_WHAT YOU HAVE TO DO:_ Retype the whole listing verbatim and keep the pictures out of it.

_SOURCE DATA:_
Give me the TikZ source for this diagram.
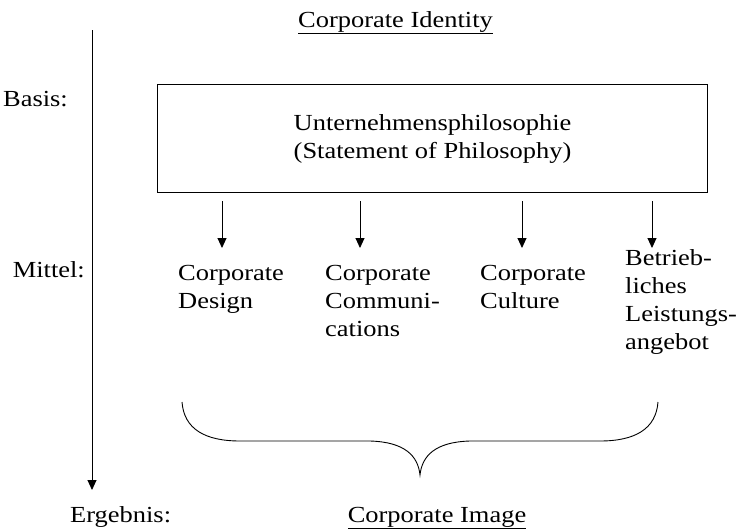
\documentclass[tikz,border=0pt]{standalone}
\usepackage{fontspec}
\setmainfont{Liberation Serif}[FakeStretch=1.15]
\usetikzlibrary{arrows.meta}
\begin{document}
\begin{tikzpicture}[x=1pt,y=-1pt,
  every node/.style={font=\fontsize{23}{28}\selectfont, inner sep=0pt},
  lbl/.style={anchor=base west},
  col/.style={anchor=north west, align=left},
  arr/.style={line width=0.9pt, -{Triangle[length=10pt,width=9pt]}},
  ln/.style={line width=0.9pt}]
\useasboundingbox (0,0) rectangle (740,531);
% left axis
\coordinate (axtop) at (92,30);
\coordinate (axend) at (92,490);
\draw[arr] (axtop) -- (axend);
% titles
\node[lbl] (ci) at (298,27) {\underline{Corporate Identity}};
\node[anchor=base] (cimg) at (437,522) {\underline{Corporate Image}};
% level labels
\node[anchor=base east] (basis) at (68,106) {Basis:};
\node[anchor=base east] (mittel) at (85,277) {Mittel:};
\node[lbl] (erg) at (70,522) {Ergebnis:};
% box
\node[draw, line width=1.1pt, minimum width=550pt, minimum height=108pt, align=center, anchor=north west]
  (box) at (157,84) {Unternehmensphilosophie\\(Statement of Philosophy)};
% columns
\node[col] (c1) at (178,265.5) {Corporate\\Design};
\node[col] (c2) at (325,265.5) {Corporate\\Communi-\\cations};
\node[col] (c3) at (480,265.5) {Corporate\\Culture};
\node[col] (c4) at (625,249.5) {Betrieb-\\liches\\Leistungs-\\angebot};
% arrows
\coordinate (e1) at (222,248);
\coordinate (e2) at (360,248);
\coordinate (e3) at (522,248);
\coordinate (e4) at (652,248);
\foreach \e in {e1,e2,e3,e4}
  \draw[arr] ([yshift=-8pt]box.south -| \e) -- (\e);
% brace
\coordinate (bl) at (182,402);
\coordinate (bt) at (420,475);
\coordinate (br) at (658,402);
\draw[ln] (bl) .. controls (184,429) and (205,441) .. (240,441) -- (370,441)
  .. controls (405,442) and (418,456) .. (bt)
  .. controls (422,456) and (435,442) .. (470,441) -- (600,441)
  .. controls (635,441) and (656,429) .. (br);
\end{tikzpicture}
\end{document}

_ANSWER FOR THE TASK:_
Give me the TikZ source for this diagram.
\documentclass[tikz,border=0pt]{standalone}
\usepackage{fontspec}
\setmainfont{Liberation Serif}[FakeStretch=1.15]
\usetikzlibrary{arrows.meta}
\begin{document}
\begin{tikzpicture}[x=1pt,y=-1pt,
  every node/.style={font=\fontsize{23}{28}\selectfont, inner sep=0pt},
  lbl/.style={anchor=base west},
  col/.style={anchor=north west, align=left},
  arr/.style={line width=0.9pt, -{Triangle[length=10pt,width=9pt]}},
  ln/.style={line width=0.9pt}]
\useasboundingbox (0,0) rectangle (740,531);
% left axis
\coordinate (axtop) at (92,30);
\coordinate (axend) at (92,490);
\draw[arr] (axtop) -- (axend);
% titles
\node[lbl] (ci) at (298,27) {\underline{Corporate Identity}};
\node[anchor=base] (cimg) at (437,522) {\underline{Corporate Image}};
% level labels
\node[anchor=base east] (basis) at (68,106) {Basis:};
\node[anchor=base east] (mittel) at (85,277) {Mittel:};
\node[lbl] (erg) at (70,522) {Ergebnis:};
% box
\node[draw, line width=1.1pt, minimum width=550pt, minimum height=108pt, align=center, anchor=north west]
  (box) at (157,84) {Unternehmensphilosophie\\(Statement of Philosophy)};
% columns
\node[col] (c1) at (178,265.5) {Corporate\\Design};
\node[col] (c2) at (325,265.5) {Corporate\\Communi-\\cations};
\node[col] (c3) at (480,265.5) {Corporate\\Culture};
\node[col] (c4) at (625,249.5) {Betrieb-\\liches\\Leistungs-\\angebot};
% arrows
\coordinate (e1) at (222,248);
\coordinate (e2) at (360,248);
\coordinate (e3) at (522,248);
\coordinate (e4) at (652,248);
\foreach \e in {e1,e2,e3,e4}
  \draw[arr] ([yshift=-8pt]box.south -| \e) -- (\e);
% brace
\coordinate (bl) at (182,402);
\coordinate (bt) at (420,475);
\coordinate (br) at (658,402);
\draw[ln] (bl) .. controls (184,429) and (205,441) .. (240,441) -- (370,441)
  .. controls (405,442) and (418,456) .. (bt)
  .. controls (422,456) and (435,442) .. (470,441) -- (600,441)
  .. controls (635,441) and (656,429) .. (br);
\end{tikzpicture}
\end{document}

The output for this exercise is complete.